People often wonder what it is that motivates climate change denial. Our response is always that it depends on the person. But it tends to boil down to two very simple answers: deniers are either stupid, or evil.
Though that may seem like an overly reductive or cynical answer, it’s hard to find examples of deniers that don’t fit one of the two.
For the trolls on Twitter, and indeed most of the everyday people who believe the various Koch-funded voices peddling denial, it’s clear they’re simply not well-versed enough in the science to evaluate it themselves. (And why should they be?)
AGU’s Eos ran an op-ed on Monday describing just such a scenario. The op-ed was from Lucas Vargas Zeppetello, whose first peer-reviewed paper was misrepresented by deniers on Twitter.
He describes how the denier response made him feel “demoralized, embarrassed, and frustrated,” but that he felt better after talking with colleagues who had their own stories about their work being misrepresented by deniers. He also offers some lessons learned about how scholars should think about this potential for misrepresentation while writing papers and include explicit statements to make the findings harder to distort, and how journal editors should be better about responding to misinformation when it happens.
Response to Zeppetello’s work clearly falls in the “stupid” camp, as it’s clear that those who picked up the study likely didn’t understand what it said. To address that sort of failing, we need better science education generally, and more climate science education in particular. On the latter front, we’re delighted to hear that John Cook’s new book, Cranky Uncle vs. Climate Change, is coming out in a couple weeks, with an excerpt on deniers and the consensus gap available as a teaser.
While the Cranky Uncle approach is great for showing friends and family how denial is built on lies, it’s obviously not going to stop anyone whose paycheck relies on spreading denial. That’s where evil comes in.

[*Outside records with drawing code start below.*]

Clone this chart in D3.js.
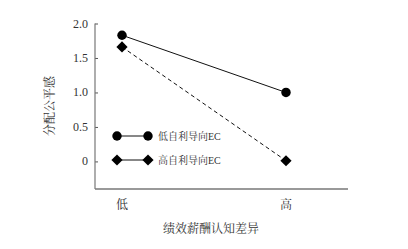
<!DOCTYPE html>
<html><head><meta charset="utf-8">
<script src="https://cdn.jsdelivr.net/npm/d3@7"></script>
<style>body{margin:0;background:#fff}svg{display:block}</style>
</head><body>
<svg id="c" width="408" height="249"></svg>
<script>
const categories = ["低", "高"];
const seriesNames = ["低自利导向EC", "高自利导向EC"];
const lowEC = [1.83, 1.0];
const highEC = [1.66, 0.01];
const yTicks = [0, 0.5, 1.0, 1.5, 2.0];
const yTickLabels = ["0", "0.5", "1.0", "1.5", "2.0"];
const xTitle = "绩效薪酬认知差异";
const yTitle = "分配公平感";

const svg = d3.select("#c");
const serif = "'Liberation Serif','Noto Serif CJK SC','Noto Sans CJK SC',serif";
const mL = 95, mR = 348, mT = 23.5, mB = 189;
const y = d3.scaleLinear().domain([-0.4, 2.0]).range([mB, mT]);
const x = d3.scalePoint().domain(categories).range([122, 286]);

// axes
const ay = svg.append("g").attr("transform", `translate(${mL},0)`)
  .call(d3.axisRight(y).tickValues(yTicks).tickSize(3).tickFormat(""));
ay.select(".domain").remove();
ay.selectAll(".tick line").attr("stroke", "#555");
svg.append("line").attr("x1", mL).attr("x2", mL).attr("y1", mT).attr("y2", mB).attr("stroke", "#777").attr("stroke-width", 1.2);
svg.append("line").attr("x1", mL).attr("x2", mR).attr("y1", mB).attr("y2", mB).attr("stroke", "#777").attr("stroke-width", 1.5);

svg.selectAll(".yl").data(yTicks).join("text")
  .attr("x", 88).attr("y", d => y(d) + 4).attr("text-anchor", "end")
  .attr("font-family", serif).attr("font-size", 12).attr("fill", "#333")
  .text((d, i) => yTickLabels[i]);

svg.selectAll(".xl").data(categories).join("text")
  .attr("x", d => x(d)).attr("y", 209).attr("text-anchor", "middle")
  .attr("font-family", serif).attr("font-size", 12).attr("fill", "#333")
  .text(d => d);

svg.append("text").attr("x", 211).attr("y", 233).attr("text-anchor", "middle")
  .attr("font-family", serif).attr("font-size", 12).attr("fill", "#333").text(xTitle);
svg.append("text").attr("transform", "translate(54,106) rotate(-90)").attr("text-anchor", "middle")
  .attr("font-family", serif).attr("font-size", 12).attr("fill", "#333").text(yTitle);

const line = d3.line().x((d, i) => x(categories[i])).y(d => y(d));
svg.append("path").attr("d", line(lowEC)).attr("fill", "none").attr("stroke", "#111").attr("stroke-width", 1);
svg.append("path").attr("d", line(highEC)).attr("fill", "none").attr("stroke", "#111").attr("stroke-width", 1).attr("stroke-dasharray", "4,3");

const circ = d3.symbol().type(d3.symbolCircle).size(70);
const diam = d3.symbol().type(d3.symbolDiamond2).size(80);
svg.selectAll(".c1").data(lowEC).join("path")
  .attr("d", circ).attr("transform", (d, i) => `translate(${x(categories[i])},${y(d)})`).attr("fill", "#000");
svg.selectAll(".d1").data(highEC).join("path")
  .attr("d", diam).attr("transform", (d, i) => `translate(${x(categories[i])},${y(d)})`).attr("fill", "#000");

// legend
const legY = [136, 160];
const shapes = [circ, diam];
seriesNames.forEach((n, i) => {
  const g = svg.append("g");
  g.append("line").attr("x1", 117).attr("x2", 148).attr("y1", legY[i]).attr("y2", legY[i]).attr("stroke", "#111");
  [117, 148].forEach(px => g.append("path").attr("d", shapes[i]).attr("transform", `translate(${px},${legY[i]})`).attr("fill", "#000"));
  g.append("text").attr("x", 158).attr("y", legY[i] + 3.5).attr("font-family", serif).attr("font-size", 10).attr("fill", "#333").text(n);
});
</script>
</body></html>
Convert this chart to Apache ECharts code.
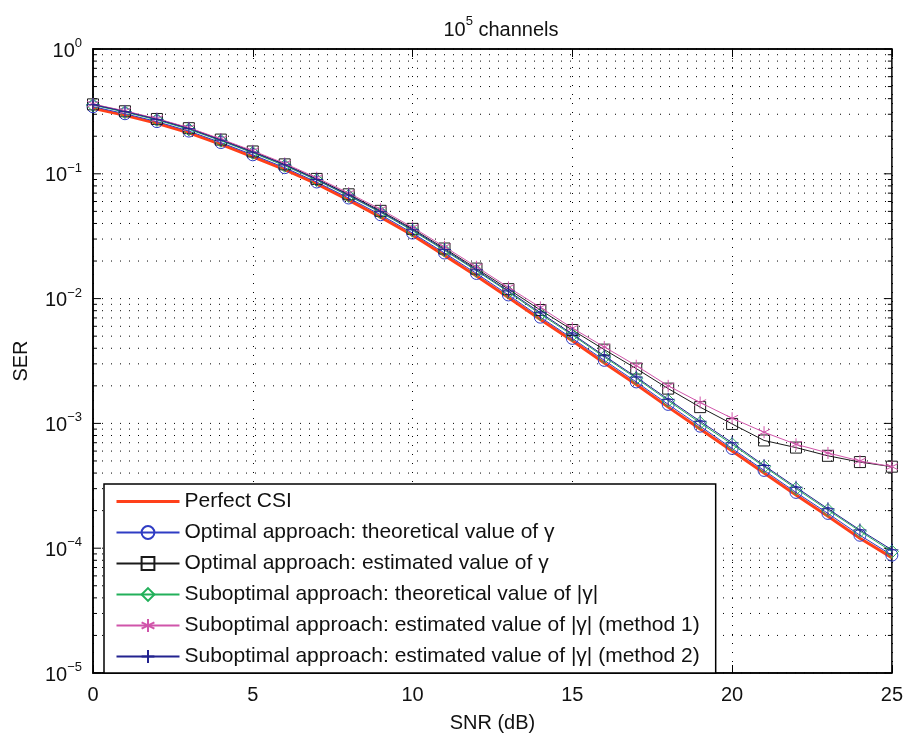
<!DOCTYPE html>
<html>
<head>
<meta charset="utf-8">
<script src="https://cdn.jsdelivr.net/npm/echarts@6/dist/echarts.min.js"></script>
<style>html,body{margin:0;padding:0;background:#fff}#c{width:906px;height:738px}</style>
</head>
<body>
<div id="c"></div>
<script>
// ---- data ----
const snr = [0,1,2,3,4,5,6,7,8,9,10,11,12,13,14,15,16,17,18,19,20,21,22,23,24,25];
const perfectCSI = [0.335,0.294,0.254,0.213,0.172,0.137,0.108,0.083,0.0615,0.045,0.0322,0.0222,0.0152,0.0102,0.0068,0.0046,0.00305,0.00205,0.00135,0.0009,0.0006,0.0004,0.000267,0.00018,0.00012,0.000084];
const optTheo = [0.345,0.303,0.262,0.220,0.178,0.142,0.112,0.086,0.064,0.047,0.0335,0.0232,0.0159,0.0107,0.0071,0.0048,0.0032,0.00215,0.00142,0.00095,0.00063,0.00042,0.00028,0.00019,0.000127,0.000088];
const optEst = [0.36,0.317,0.275,0.232,0.188,0.151,0.119,0.091,0.0685,0.0505,0.0362,0.0252,0.0174,0.0119,0.0081,0.0056,0.0039,0.00275,0.0019,0.00135,0.00099,0.00073,0.00064,0.00055,0.00049,0.00045];
const subTheo = [0.355,0.312,0.27,0.227,0.184,0.147,0.116,0.089,0.0665,0.049,0.035,0.0243,0.0167,0.0113,0.0075,0.0051,0.0034,0.0023,0.00152,0.00101,0.00068,0.00045,0.0003,0.000202,0.000137,0.000094];
const subEst1 = [0.362,0.319,0.277,0.234,0.19,0.153,0.121,0.093,0.07,0.052,0.0372,0.026,0.018,0.0123,0.0085,0.0058,0.0041,0.0029,0.002,0.00147,0.0011,0.00085,0.00068,0.00058,0.0005,0.00045];
const subEst2 = [0.358,0.315,0.273,0.23,0.186,0.149,0.118,0.09,0.0675,0.0497,0.0356,0.0247,0.017,0.0115,0.0077,0.0052,0.00348,0.00235,0.00156,0.00104,0.0007,0.00046,0.000308,0.000207,0.00014,0.000097];
const seriesNames = [
  'Perfect CSI',
  'Optimal approach: theoretical value of γ',
  'Optimal approach: estimated value of γ',
  'Suboptimal approach: theoretical value of |γ|',
  'Suboptimal approach: estimated value of |γ| (method 1)',
  'Suboptimal approach: estimated value of |γ| (method 2)'
];
const xTicks = [0,5,10,15,20,25];
const yDecades = [-5,-4,-3,-2,-1,0];

// ---- grid helper values (log minor lines) ----
const yGridVals = [];
for (let e = -5; e <= 0; e++) {
  for (let m = 1; m <= 9; m++) {
    const v = m * Math.pow(10, e);
    if (v <= 1.0000001) yGridVals.push([0, v, m === 1 ? 1 : 0]);
  }
}

const FONT = 'Liberation Sans, Arial, Helvetica, sans-serif';
const pair = arr => snr.map((x, i) => [x, arr[i]]);

const colors = ['#ff401a', '#2f3cc4', '#1a1a1a', '#22b05a', '#d055aa', '#23238f'];
const asterisk = 'path://M5 0L5 10M0.67 2.5L9.33 7.5M0.67 7.5L9.33 2.5';
const plus = 'path://M5 0L5 10M0 5L10 5';

function mk(idx, data, symbol, size) {
  return {
    name: seriesNames[idx], type: 'line', data: pair(data),
    symbol: symbol, symbolSize: size, showSymbol: true,
    lineStyle: {color: colors[idx], width: 1},
    itemStyle: {color: 'rgba(0,0,0,0)', borderColor: colors[idx], borderWidth: 1},
    z: 3 + idx, animation: false
  };
}

const legendData = seriesNames.map((n, i) => i === 0 ? {name: n, lineStyle: {width: 3, color: colors[0]}} : {name: n});

const chart = echarts.init(document.getElementById('c'), null, {renderer: 'canvas'});
chart.setOption({
  backgroundColor: '#fff',
  animation: false,
  textStyle: {fontFamily: FONT},
  title: {
    text: '{b|10}{s|5}{b| channels}',
    left: 496, top: 10, textAlign: 'center',
    textStyle: {
      fontWeight: 'normal',
      rich: {
        b: {fontSize: 20, fontFamily: FONT, color: '#111', fontWeight: 'normal', lineHeight: 25, verticalAlign: 'bottom'},
        s: {fontSize: 13, fontFamily: FONT, color: '#111', fontWeight: 'normal', lineHeight: 13, verticalAlign: 'top'}
      }
    }
  },
  grid: {left: 93, right: 14, top: 49, bottom: 59, show: true, borderColor: '#000', borderWidth: 1.5, backgroundColor: 'transparent'},
  xAxis: [{
    type: 'value', min: 0, max: 25, interval: 5,
    name: 'SNR (dB)', nameLocation: 'middle', nameGap: 40,
    nameTextStyle: {fontSize: 20, color: '#111', fontFamily: FONT},
    axisLine: {show: true, lineStyle: {color: '#000', width: 1.5}},
    axisTick: {show: true, inside: true, length: 8, lineStyle: {color: '#000'}},
    axisLabel: {fontSize: 20, color: '#111', margin: 12, fontFamily: FONT},
    splitLine: {show: true, lineStyle: {color: '#000', type: [1, 8], width: 1}}
  }, {
    type: 'value', min: 0, max: 25, interval: 5, position: 'top',
    axisLine: {show: true, lineStyle: {color: '#000', width: 1.5}},
    axisTick: {show: true, inside: true, length: 8, lineStyle: {color: '#000'}},
    axisLabel: {show: false}, splitLine: {show: false}
  }],
  yAxis: [{
    type: 'log', logBase: 10, min: 1e-5, max: 1,
    name: 'SER', nameLocation: 'middle', nameGap: 62,
    nameTextStyle: {fontSize: 20, color: '#111', fontFamily: FONT},
    axisLine: {show: true, lineStyle: {color: '#000', width: 1.5}},
    axisTick: {show: false},
    axisLabel: {
      margin: 11, fontFamily: FONT,
      formatter: v => {
        const e = Math.round(Math.log10(v));
        return '{b|10}{s|' + (e < 0 ? '\u2212' + (-e) : e) + '}';
      },
      rich: {
        b: {fontSize: 20, color: '#111', fontFamily: FONT, lineHeight: 24, verticalAlign: 'bottom'},
        s: {fontSize: 13, color: '#111', fontFamily: FONT, lineHeight: 13, verticalAlign: 'top'}
      }
    },
    splitLine: {show: false}
  }],
  legend: {
    orient: 'vertical', left: 104, top: 484,
    data: legendData,
    itemWidth: 63, itemHeight: 16, itemGap: 10,
    padding: [7, 16, 6, 11],
    backgroundColor: '#fff', borderColor: '#000', borderWidth: 1.5,
    textStyle: {fontSize: 21, color: '#111', fontFamily: FONT, lineHeight: 21},
    z: 20
  },
  series: [
    {
      type: 'custom', silent: true, z: 1,
      data: yGridVals, clip: false,
      renderItem: (params, api) => {
        const v = api.value(1);
        const major = api.value(2) === 1;
        const p0 = api.coord([0, v]);
        const p1 = api.coord([25, v]);
        const len = major ? 8 : 4;
        return {
          type: 'group',
          children: [
            {type: 'line', shape: {x1: p0[0], y1: p0[1], x2: p1[0], y2: p1[1]}, style: {stroke: '#000', lineWidth: 1, lineDash: [1, 8]}},
            {type: 'line', shape: {x1: p0[0], y1: p0[1], x2: p0[0] + len, y2: p0[1]}, style: {stroke: '#000', lineWidth: 1}},
            {type: 'line', shape: {x1: p1[0], y1: p1[1], x2: p1[0] - len, y2: p1[1]}, style: {stroke: '#000', lineWidth: 1}}
          ]
        };
      },
      animation: false
    },
    {
      name: seriesNames[0], type: 'line', data: pair(perfectCSI), showSymbol: false, symbol: 'none',
      lineStyle: {color: colors[0], width: 3}, itemStyle: {color: 'rgba(0,0,0,0)', borderColor: 'rgba(0,0,0,0)'}, z: 2, animation: false
    },
    mk(1, optTheo, 'circle', 12),
    mk(2, optEst, 'rect', 11),
    mk(3, subTheo, 'diamond', 13),
    mk(4, subEst1, asterisk, 12),
    mk(5, subEst2, plus, 13)
  ]
});
</script>
</body>
</html>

A new paper in Energy Research & Social Science by Cambridge’s Ray Galvin seeks to reinvigorate the social science of climate and energy as the general assumption that humans tackle political issues in good faith creates a hole in our understanding of behavior, which means “the notion of human evil needs to be better theorized.” Galvin’s work is steeped in sociology references and theory, but here’s an attempt to present it in plain language that we’re hoping doesn’t stupidly misrepresent it like deniers did to Zeppetello.
After the abstract, the first line is: “We find ourselves in a climate emergency.” Why is that? Galvin proposes that sociology “might help explain” why we’re “bent on wrecking earth’s Holocene climate” and what “daring, obstinate actions would be needed to halt this rush to destruction.”
At the core of the framework Galvin presents is that “powerful people who know their actions are harming millions” and “whose actions are shaping social structure in their own interests and against the interests of humanity are not likely to be persuaded to give up their destructive power by the force of moral argument.”
“Evil (whatever it is ontologically),” Galvin writes, “is not only in their actions, it is also in their tenacious clinging to these actions despite good moral argument.” These “people who behave selfishly, maliciously, or with other ‘evil’ intent often know very well that these behaviours contravene basic moral codes of conduct, not only within their own culture but even universally.”
So while each of us can individually choose more climate-friendly options, like electric vehicles, that can only go so far to mitigate the problem in the absence of larger, structural changes. And those changes will only come with the exercising of political force, because “we are not dealing only with kind-hearted, well-intentioned people of goodwill, but also with ‘evil’” in the selfish preservation of vast fortunes or use of political power to benefit only one’s self.
This kind of evil “can only be neutralised by force of power, by citizens’ determined and carefully crafted resistance.” Ultimately, “people of goodwill need to increase their power so as to work actively to wrest power from those who control social structure for their own gain at the expense of others and the climate.”
There are a lot of different names and words used to describe various shapes of denial. But really two words will suffice. For those who are innocently deceived by those who promote denial, the nicest descriptor would be that they are merely “misled” deniers.
As for those doing the misleading, that greed, that indifference to human suffering, that willingness to deceive others and distort social structures to suit one’s personal aims at the expense of the public?
That can only truly be described as evil.